The team have a set of demo screencasts, showing:
  • A somewhat higher level of capture automation than webrecorder.io
  • A very compact JSON representation of the template, albeit on very regularly structured sites such as FigShare, GitHub and SlideShare.
I believe Tracer has the potential to become an important enhancement to Web archiving technology. But our experience with LOCKSS plugins leads me to issue the following caveat.

Caveat: It is unfortunate but inevitable that platforms and publications that use them are continually being tweaked to "optimize the user experience". In other, more realistic, words to confuse both the regular reader and the crawler plugin that is supposed to collect the publication. Thus an important part of a LOCKSS plugin is a heuristic that guesses how much content a crawl is expected to collect. If a crawl fails to collect as much as expected, or collects a lot more, an alert is generated. The ingest team will assess the crawl in question to detect how the user experience has been optimized, and tweak the plugin to match.

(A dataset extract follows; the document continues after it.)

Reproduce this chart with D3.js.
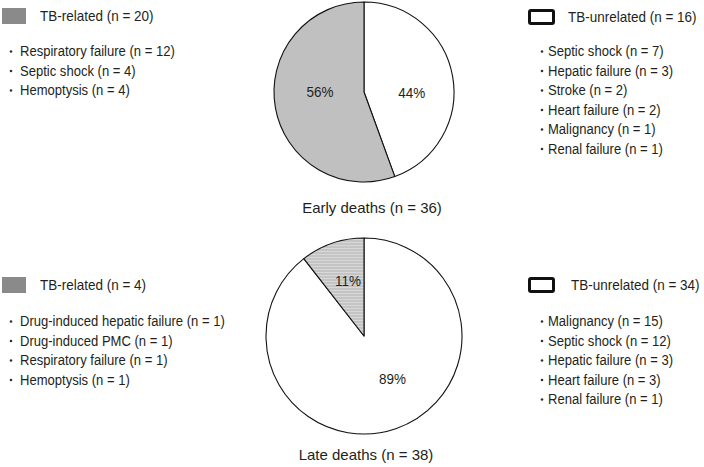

Over time Tracer heuristics will become obsolete and misleading. A mechanism similar to LOCKSS' will be needed to detect this obsolescence. When a heuristic becomes obsolete there needs to be a way to persuade a curator to re-crawl the site(s) that generated it, and to replace the stored heuristic by one more suited to the newly optimized user experience.

3 comments:

Hvdsomp said...

Thanks for this post, David. Regarding the caveat: Clearly there is that problem because, in essence, what happens is an abstract form of screen scraping. But, I am rather confident that the problem is tractable in the proposed approach:

- A quality control mechanism at the end of the server's crawling process can detect that something is wrong with the Trace at hand: When an instruction in a Trace is no longer valid, the associated call to the headless browser API will result in an error message. This error can be intercepted and is an indication that the Trace has to be re-recorded.

- One can imagine acting automatically upon such an error condition: There could be an alerting mechanism from the server-side crawler environment to the shared repository when a Trace doesn't work anymore. If the repository is - say - GitHub, this could be done by automatically posting an Issue.

David. said...

I don't think it will be adequate to depend on getting an error from the headless browser to detect that a Trace is obsolete. In our experience one of the big difficulties in detecting that a site has optimized the user's experience is soft-403 and soft-404 responses. Some mechanism similar to that Rene Voorburg implemented for robustify.js will be needed in addition:

"I just uploaded a new version of the robustify.js helper script (https://github.com/renevoorburg/robustify.js) that attempts to recognize soft-404s. It does so by forcing a '404' with a random request and comparing the results of that with the results of the original request (using fuzzy hashing). It seems to work very well but I am missing a good test set of soft 404's."

Michael L. Nelson said...

I take your point about soft 403s/404s, but I think the headless browser would catch errors when the html template has changed: it will presumably throw an error when a particular kind of div/class/id/etc. is no longer in the html and it can no longer perform some action that it was supposed to do (and thus not even resulting in an http request).